TRAFFICO DI RIFIUTI. Napoli, il riciclo illegale passa dai campi rom
La denuncia di padre Domenico Pizzuti, gesuita a Scampìa, è una delle tante. Cui hanno fatto eco da una parte l’assicurazione di un intervento di risanamento da parte del Comune e dall’altra la drastica richiesta di smantellare il campo. Atteggiamenti contrastanti che però non tengono conto di un altro fatto: il popolo rom vive di spazzatura. Non importa dove si trovino, se nei campi delle periferie napoletane o nelle aree provinciali anche del Casertano, di fatto costituiscono la manovalanza preferita del sistema illegale dello smaltimento dei rifiuti industriali e pericolosi. E al tempo stesso le prime vittime. Sono innanzitutto i protagonisti del grande riutilizzo, perché in grado di recuperare fino al 90% dei rifiuti sulle strade di Poggioreale, Gianturco, Ponticelli, Scampìa. Luoghi non isolati, al centro di quartieri vasti e popolosi, prospicienti snodi viari importanti.
Qui la spazzatura che si ammassa e brucia è una costante. E se il sabato e la domenica le donne più anziane della comunità espongono in vendita su grigi teli lo scarto altrui in mercatini dell’usato più o meno improvvisati, ogni giorno giovani rom o intere famigliole gli arrivi più recenti sono dalla Romania e dalla Bulgaria - organizzati per gruppi e divisi per zone, vanno in giro a rovistare. Stracciano i sacchetti della differenziata, frugano nei cassonetti con un’asta o un bastone uncinati e poi ammucchiano la merce su carrozzini sgangherati e vecchi Ape.
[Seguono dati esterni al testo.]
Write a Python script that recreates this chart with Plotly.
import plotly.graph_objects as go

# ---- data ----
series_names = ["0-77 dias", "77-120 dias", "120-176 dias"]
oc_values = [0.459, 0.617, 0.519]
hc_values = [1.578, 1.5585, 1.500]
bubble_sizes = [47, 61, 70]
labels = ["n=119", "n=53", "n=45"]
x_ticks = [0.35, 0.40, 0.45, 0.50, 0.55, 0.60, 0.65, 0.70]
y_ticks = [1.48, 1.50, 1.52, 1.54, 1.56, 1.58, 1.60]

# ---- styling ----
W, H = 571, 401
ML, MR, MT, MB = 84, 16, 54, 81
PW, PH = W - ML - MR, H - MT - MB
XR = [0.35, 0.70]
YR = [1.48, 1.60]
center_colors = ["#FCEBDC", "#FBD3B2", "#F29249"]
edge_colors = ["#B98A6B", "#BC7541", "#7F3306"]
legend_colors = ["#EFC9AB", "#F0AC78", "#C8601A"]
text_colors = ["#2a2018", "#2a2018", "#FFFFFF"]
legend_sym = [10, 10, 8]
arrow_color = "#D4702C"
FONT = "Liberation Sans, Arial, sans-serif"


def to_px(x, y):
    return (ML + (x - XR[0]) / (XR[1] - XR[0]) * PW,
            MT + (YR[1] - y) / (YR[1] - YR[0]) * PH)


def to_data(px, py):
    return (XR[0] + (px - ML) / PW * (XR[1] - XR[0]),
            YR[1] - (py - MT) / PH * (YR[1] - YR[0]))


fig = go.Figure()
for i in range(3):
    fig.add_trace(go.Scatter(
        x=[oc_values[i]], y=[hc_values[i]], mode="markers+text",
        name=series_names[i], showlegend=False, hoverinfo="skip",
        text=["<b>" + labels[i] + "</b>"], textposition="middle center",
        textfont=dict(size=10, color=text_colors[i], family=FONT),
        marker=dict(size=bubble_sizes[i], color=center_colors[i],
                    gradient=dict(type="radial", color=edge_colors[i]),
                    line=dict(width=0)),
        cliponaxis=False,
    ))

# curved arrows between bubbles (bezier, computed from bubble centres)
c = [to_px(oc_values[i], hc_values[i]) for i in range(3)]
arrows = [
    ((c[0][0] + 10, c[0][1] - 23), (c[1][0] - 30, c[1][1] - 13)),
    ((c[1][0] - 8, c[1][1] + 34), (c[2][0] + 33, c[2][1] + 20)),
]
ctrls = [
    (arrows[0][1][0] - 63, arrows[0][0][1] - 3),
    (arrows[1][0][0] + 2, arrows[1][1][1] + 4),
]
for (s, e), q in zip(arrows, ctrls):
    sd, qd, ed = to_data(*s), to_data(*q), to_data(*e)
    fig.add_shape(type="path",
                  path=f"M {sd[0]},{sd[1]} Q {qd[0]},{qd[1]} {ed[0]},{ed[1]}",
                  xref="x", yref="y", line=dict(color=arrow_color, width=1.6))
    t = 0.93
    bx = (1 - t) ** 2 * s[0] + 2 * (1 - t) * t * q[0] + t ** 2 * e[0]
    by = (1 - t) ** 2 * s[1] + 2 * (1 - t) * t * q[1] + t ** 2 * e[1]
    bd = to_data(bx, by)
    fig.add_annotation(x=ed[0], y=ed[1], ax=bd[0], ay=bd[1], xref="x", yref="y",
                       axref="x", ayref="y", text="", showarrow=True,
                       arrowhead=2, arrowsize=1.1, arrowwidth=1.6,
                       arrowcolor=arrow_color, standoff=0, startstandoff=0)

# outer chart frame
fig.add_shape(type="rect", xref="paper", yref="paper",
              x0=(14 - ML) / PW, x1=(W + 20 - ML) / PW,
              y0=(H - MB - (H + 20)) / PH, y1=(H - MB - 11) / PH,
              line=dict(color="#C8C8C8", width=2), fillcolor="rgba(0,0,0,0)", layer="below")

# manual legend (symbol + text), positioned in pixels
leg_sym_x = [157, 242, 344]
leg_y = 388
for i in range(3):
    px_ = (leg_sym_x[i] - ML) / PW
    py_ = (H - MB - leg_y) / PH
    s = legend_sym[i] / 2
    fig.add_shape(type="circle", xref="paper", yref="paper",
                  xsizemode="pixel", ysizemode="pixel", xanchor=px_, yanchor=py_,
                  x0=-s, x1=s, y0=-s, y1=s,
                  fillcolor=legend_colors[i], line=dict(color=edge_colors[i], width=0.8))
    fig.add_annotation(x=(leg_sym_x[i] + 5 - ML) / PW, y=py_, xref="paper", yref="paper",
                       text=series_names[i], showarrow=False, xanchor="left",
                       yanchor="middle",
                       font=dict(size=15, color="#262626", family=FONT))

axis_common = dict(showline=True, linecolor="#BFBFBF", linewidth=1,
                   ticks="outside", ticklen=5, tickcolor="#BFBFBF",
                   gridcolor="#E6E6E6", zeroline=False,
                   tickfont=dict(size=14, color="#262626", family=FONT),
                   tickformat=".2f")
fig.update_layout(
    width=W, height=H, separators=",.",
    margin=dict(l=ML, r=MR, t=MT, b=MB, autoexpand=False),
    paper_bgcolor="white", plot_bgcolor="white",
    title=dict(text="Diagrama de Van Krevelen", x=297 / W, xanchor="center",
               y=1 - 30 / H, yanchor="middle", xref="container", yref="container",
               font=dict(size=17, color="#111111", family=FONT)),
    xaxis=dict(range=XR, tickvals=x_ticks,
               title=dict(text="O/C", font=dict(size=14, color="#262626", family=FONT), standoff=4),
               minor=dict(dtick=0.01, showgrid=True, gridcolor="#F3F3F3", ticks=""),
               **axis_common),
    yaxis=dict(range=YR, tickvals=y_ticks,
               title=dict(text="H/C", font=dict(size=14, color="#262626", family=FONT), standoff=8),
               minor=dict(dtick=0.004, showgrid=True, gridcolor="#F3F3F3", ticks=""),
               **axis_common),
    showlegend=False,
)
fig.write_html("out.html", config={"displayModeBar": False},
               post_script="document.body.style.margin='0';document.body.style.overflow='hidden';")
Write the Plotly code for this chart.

Alla fine Il materiale ferroso e l’alluminio (lattine) raccolti in modo autonomo e illegale ammonta al 95%. E il valore stimato va dai 5 ai 12 milioni di euro all’anno.
Di notte invece attorno ai campi rom sono i camion a scaricare i rifiuti: pneumatici, carcasse di automobili, elettrodomestici e ingombranti vari, polveri e cementi provenienti da cantieri edili, legname, plastica, indifferenziato, o altro materiale originariamente già prodotto in regime di evasione fiscale. Terminali di uno smaltimento illegale da cui i rom traggono altro materiale da rivendere e il combustibile (tossico) per alimentare le stufe domestiche. Quel che resta si brucia dietro compenso e i rom non ne fanno mistero anche se il fumo nero e denso avvelena i loror pomoni.
Da più parti giungono proposte razionali di avviare l’attesa costituzione di cooperative per il recupero dei materiali di scarto di cui facciano parte rom e disoccupati napoletani. Si darebbe soluzione a problemi complessi, anche sotto l’aspetto sanitario, sociale, economico, di ordine pubblico. Se lo Stato non riuscisse a sanare una condizione di pericolo e di illegalità, sarebbe la camorra, su pressione di qualche cittadino, a garantire ordine e sicurezza. Come qualche anno fa con la distruzione del campo rom di Ponticelli.